### AIM
From the first line of the data below through the line holding "import plotly.graph_objects as go", output each line exactly and leave the pictures out.

= = =

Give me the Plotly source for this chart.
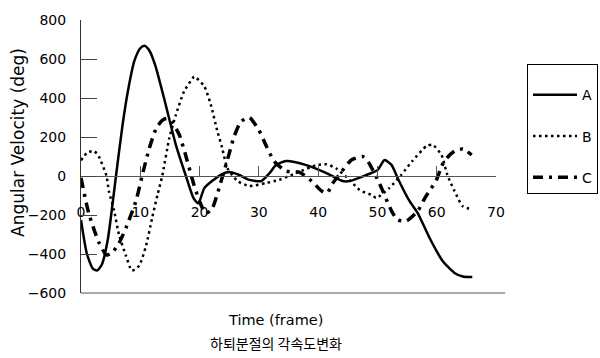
import plotly.graph_objects as go

# ---- data ----
t_a = [0, 1, 2, 2.7, 3.5, 4.5, 5.9, 7, 8, 9, 10, 10.7, 11.5, 12.5, 14, 16, 17.7, 19, 19.8,
       20.8, 22.1, 23.8, 25, 26.7, 28.4, 30.4, 31.8, 32.9, 34.6, 38, 41.4, 44.1, 45.3, 48.1,
       50, 51.2, 52.4, 53.4, 55.4, 56.8, 58.8, 61, 63, 64.4, 66]
v_a = [-225, -400, -475, -485, -455, -330, 0, 260, 450, 590, 655, 668, 645, 570, 400, 160, 0, -115, -140,
       -62, -26, 10, 20, 5, -20, -26, 15, 56, 77, 56, 15, -26, -26, 5,
       30, 82, 56, -10, -128, -190, -318, -436, -497, -515, -518]

t_b = [0, 1, 2.2, 3, 4.3, 4.7, 5.6, 6.4, 7.6, 8.6, 9.8, 11, 12, 12.9, 13.7, 14.9, 16, 17.4, 18.8,
       19.1, 20.8, 21.9, 23, 23.8, 24.7, 26.4, 28.4, 31.2, 33.4, 36.3, 39.7, 41.4, 43, 45.3, 47,
       49.2, 49.8, 52, 54, 55.9, 58.3, 59.3, 60.8, 61.8, 63, 64.4, 66]
v_b = [80, 118, 128, 100, 0, -77, -180, -300, -410, -485, -460, -355, -215, -97, 0, 195, 313, 435, 500,
       510, 460, 365, 230, 145, 40, -26, -51, -36, -20, 15, 56, 60, 40, -20, -72,
       -100, -113, -62, 5, 77, 154, 160, 108, 5, -77, -155, -172]

t_c = [0, 1.3, 3, 4.3, 5.2, 6.4, 7.6, 9.3, 10.3, 11.5, 12.7, 13.7, 14.5, 15.5, 16.6, 17.9, 19, 20,
       21, 22, 23.6, 25, 25.8, 27, 28.4, 30, 31.4, 32.6, 34.6, 36.8, 38.9, 40.5, 41.5, 42.4, 43.9,
       45.6, 47.5, 48.3, 50.3, 52.4, 53.4, 54.9, 56.8, 58, 59.1, 60.1, 60.8, 61.7, 63, 64.4, 65.9]
v_c = [-10, -190, -340, -405, -395, -345, -265, -125, 0, 140, 245, 285, 295, 270, 210, 80, -40, -130,
       -190, -175, -30, 115, 200, 280, 300, 235, 145, 75, 25, 20, -26, -75, -88, -40, 20,
       82, 100, 80, -35, -180, -225, -230, -180, -113, -62, -10, 50, 92, 128, 138, 108]

series_names = ["A", "B", "C"]
y_ticks = [-600, -400, -200, 0, 200, 400, 600, 800]
x_ticks = [0, 10, 20, 30, 40, 50, 60, 70]
y_range = [-600, 800]
x_range = [0, 70]

x_title = "Time (frame)"
caption = "하퇴분절의 각속도변화"
y_title = "Angular Velocity (deg)"

FONT = "DejaVu Sans"

fig = go.Figure()
fig.add_trace(go.Scatter(x=t_a, y=v_a, name=series_names[0], mode="lines", legendgroup="a",
                         line=dict(color="black", width=2.5, shape="spline", smoothing=0.6)))
fig.add_trace(go.Scatter(x=t_b, y=v_b, name=series_names[1], mode="lines", legendgroup="b",
                         line=dict(color="black", width=2.5, dash="2.5px,3.5px", shape="spline", smoothing=0.6)))
fig.add_trace(go.Scatter(x=t_c, y=v_c, name=series_names[2], mode="lines", legendgroup="c",
                         line=dict(color="black", width=3.5, dash="10px,6px,3px,6px", shape="spline", smoothing=0.6)))

zero_pos = (0 - y_range[0]) / (y_range[1] - y_range[0])

fig.update_layout(
    width=600, height=358,
    margin=dict(l=81, r=104, t=20, b=65, autoexpand=False),
    paper_bgcolor="white", plot_bgcolor="white",
    font=dict(family=FONT, size=14, color="black"),
    xaxis=dict(range=x_range, tickvals=x_ticks, anchor="free", position=zero_pos,
               showline=True, linecolor="#555", linewidth=1,
               ticks="inside", ticklen=10, tickcolor="#555", tickwidth=1,
               ticklabelstandoff=23, showgrid=False, zeroline=False,
               tickfont=dict(family=FONT, size=14)),
    yaxis=dict(range=y_range, tickvals=y_ticks, showline=True, linecolor="#333", linewidth=1,
               ticks="inside", ticklen=16, tickcolor="#444", tickwidth=1,
               ticklabelstandoff=11, showgrid=False, zeroline=False,
               tickfont=dict(family=FONT, size=14)),
    showlegend=True,
    legend=dict(x=1.0747, y=0.839, xanchor="left", yanchor="top",
                bordercolor="black", borderwidth=1, bgcolor="white",
                traceorder="grouped", tracegroupgap=20, itemwidth=44,
                title=dict(text=" ", font=dict(size=11)),
                font=dict(family=FONT, size=14)),
    shapes=[dict(type="line", xref="paper", yref="paper", x0=0, x1=1.022, y0=0, y1=0,
                 line=dict(color="#555", width=1))],
    annotations=[
        dict(text=x_title, xref="paper", yref="paper", x=0.4675, y=-0.099,
             showarrow=False, font=dict(family=FONT, size=14.5), xanchor="center", yanchor="middle"),
        dict(text=caption, xref="paper", yref="paper", x=0.47, y=-0.183,
             showarrow=False, font=dict(family="Noto Sans CJK KR", size=14), xanchor="center", yanchor="middle"),
        dict(text=y_title, xref="paper", yref="paper", x=-0.152, y=0.553, textangle=-90,
             showarrow=False, font=dict(family=FONT, size=17), xanchor="center", yanchor="middle"),
    ],
)

fig.write_html("out.html")
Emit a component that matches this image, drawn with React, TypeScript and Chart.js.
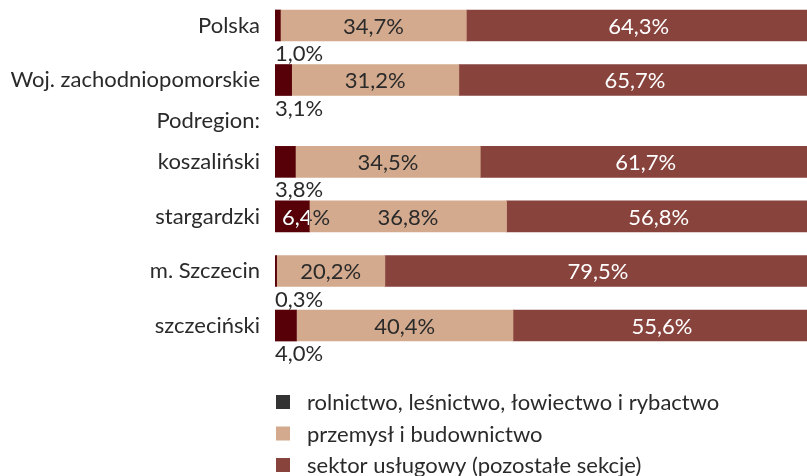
import React, { useEffect, useRef } from "react";
import { Chart, registerables } from "chart.js";

Chart.register(...registerables);

// ---- data ----
const regions = [
  "Polska",
  "Woj. zachodniopomorskie",
  "koszaliński",
  "stargardzki",
  "m. Szczecin",
  "szczeciński",
];
const agriculture = [1.0, 3.1, 3.8, 6.4, 0.3, 4.0];
const industry = [34.7, 31.2, 34.5, 36.8, 20.2, 40.4];
const services = [64.3, 65.7, 61.7, 56.8, 79.5, 55.6];
const seriesNames = [
  "rolnictwo, leśnictwo, łowiectwo i rybactwo",
  "przemysł i budownictwo",
  "sektor usługowy (pozostałe sekcje)",
];
const subheading = "Podregion:";

// ---- layout of the category axis (blank slots reproduce the gaps) ----
const SLOT_COUNT = 25;
const regionSlots = [1, 5, 11, 15, 19, 23];
const subheadingSlot = 8;

const barColors = ["#570008", "#D3AA8E", "#87433C"];
const legendColors = ["#333333", "#D3AA8E", "#87433C"];
const TEXT = "#2a2a2a";
const FONT_FAMILY = "Lato, 'Open Sans', sans-serif";
const FONT_SIZE = 22;

const fmt = (v: number) => v.toFixed(1).replace(".", ",") + "%";

function buildLabels(): string[] {
  const labels: string[] = new Array(SLOT_COUNT).fill("");
  regionSlots.forEach((s, i) => (labels[s] = regions[i]));
  labels[subheadingSlot] = subheading;
  return labels;
}

function spread(values: number[]): (number | null)[] {
  const arr: (number | null)[] = new Array(SLOT_COUNT).fill(null);
  regionSlots.forEach((s, i) => (arr[s] = values[i]));
  return arr;
}

const valueLabelsPlugin = {
  id: "valueLabels",
  afterDatasetsDraw(chart: any) {
    const ctx = chart.ctx;
    const xScale = chart.scales.x;
    ctx.save();
    ctx.font = `${FONT_SIZE}px ${FONT_FAMILY}`;
    chart.data.datasets.forEach((ds: any, di: number) => {
      const meta = chart.getDatasetMeta(di);
      meta.data.forEach((el: any, idx: number) => {
        const v = ds.data[idx];
        if (v === null || v === undefined) return;
        let start = 0;
        for (let k = 0; k < di; k++) start += chart.data.datasets[k].data[idx] || 0;
        const props = el.getProps(["x", "y", "base", "height"], true);
        const top = props.y - props.height / 2;
        const bottom = props.y + props.height / 2;
        const text = fmt(v);
        if (di === 0) {
          const x0 = xScale.getPixelForValue(0);
          if (v >= 5) {
            ctx.textAlign = "left";
            ctx.textBaseline = "middle";
            ctx.fillStyle = TEXT;
            ctx.fillText(text, x0 + 7, props.y + 1);
            ctx.save();
            ctx.beginPath();
            ctx.rect(x0, top, props.x - x0, props.height);
            ctx.clip();
            ctx.fillStyle = "#ffffff";
            ctx.fillText(text, x0 + 7, props.y + 1);
            ctx.restore();
          } else {
            ctx.textAlign = "left";
            ctx.textBaseline = "top";
            ctx.fillStyle = TEXT;
            ctx.fillText(text, x0, bottom + 2);
          }
        } else {
          const cx = xScale.getPixelForValue(start + v / 2);
          ctx.textAlign = "center";
          ctx.textBaseline = "middle";
          ctx.fillStyle = di === 1 ? TEXT : "#ffffff";
          ctx.fillText(text, cx, props.y + 1);
        }
      });
    });
    ctx.restore();
  },
};

const legendPlugin = {
  id: "customLegend",
  afterDraw(chart: any) {
    const ctx = chart.ctx;
    const area = chart.chartArea;
    const x = area.left;
    const firstY = area.bottom + 56;
    const step = 31.5;
    const box = 14;
    ctx.save();
    ctx.font = `${FONT_SIZE}px ${FONT_FAMILY}`;
    ctx.textAlign = "left";
    ctx.textBaseline = "middle";
    chart.data.datasets.forEach((ds: any, i: number) => {
      const cy = firstY + i * step;
      ctx.fillStyle = legendColors[i];
      ctx.fillRect(x + 1, cy - box / 2, box, box);
      ctx.fillStyle = TEXT;
      ctx.fillText(ds.label, x + 32, cy + 1);
    });
    ctx.restore();
  },
};

export default function App() {
  const canvasRef = useRef<HTMLCanvasElement | null>(null);

  useEffect(() => {
    document.body.style.margin = "0";
    let chart: Chart | null = null;
    let cancelled = false;

    const make = () => {
      if (cancelled || !canvasRef.current) return;
      const seriesValues = [agriculture, industry, services];
      chart = new Chart(canvasRef.current, {
        type: "bar",
        data: {
          labels: buildLabels(),
          datasets: seriesNames.map((name, i) => ({
            label: name,
            data: spread(seriesValues[i]),
            backgroundColor: barColors[i],
            borderWidth: 0,
            barThickness: 31,
          })),
        },
        options: {
          indexAxis: "y",
          responsive: false,
          animation: false,
          layout: { padding: { top: 5, bottom: 130, left: 0, right: 0 } },
          scales: {
            x: { stacked: true, min: 0, max: 99.25, display: false },
            y: {
              stacked: true,
              grid: { display: false, drawTicks: false },
              border: { display: false },
              ticks: {
                autoSkip: false,
                padding: 15,
                color: TEXT,
                font: { family: FONT_FAMILY, size: FONT_SIZE },
              },
              afterFit: (s: any) => {
                s.width = 275;
                s.paddingTop = 0;
                s.paddingBottom = 0;
              },
            },
          },
          plugins: {
            legend: { display: false },
            tooltip: { enabled: false },
          },
        } as any,
        plugins: [valueLabelsPlugin, legendPlugin],
      });
    };

    const fontsApi = (document as any).fonts;
    if (fontsApi && fontsApi.load) {
      fontsApi.load(`${FONT_SIZE}px Lato`).then(make, make);
    } else {
      make();
    }

    return () => {
      cancelled = true;
      if (chart) chart.destroy();
    };
  }, []);

  return (
    <div style={{ width: 807, height: 476 }}>
      <canvas ref={canvasRef} width={807} height={476} style={{ display: "block" }} />
    </div>
  );
}
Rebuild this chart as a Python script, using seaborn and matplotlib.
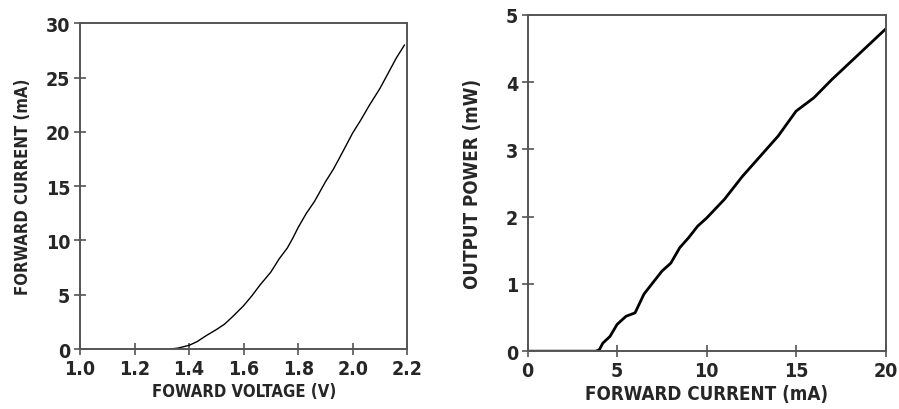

= = =

### FULL OUTPUT
Give me the Plotly source for this chart.
import plotly.graph_objects as go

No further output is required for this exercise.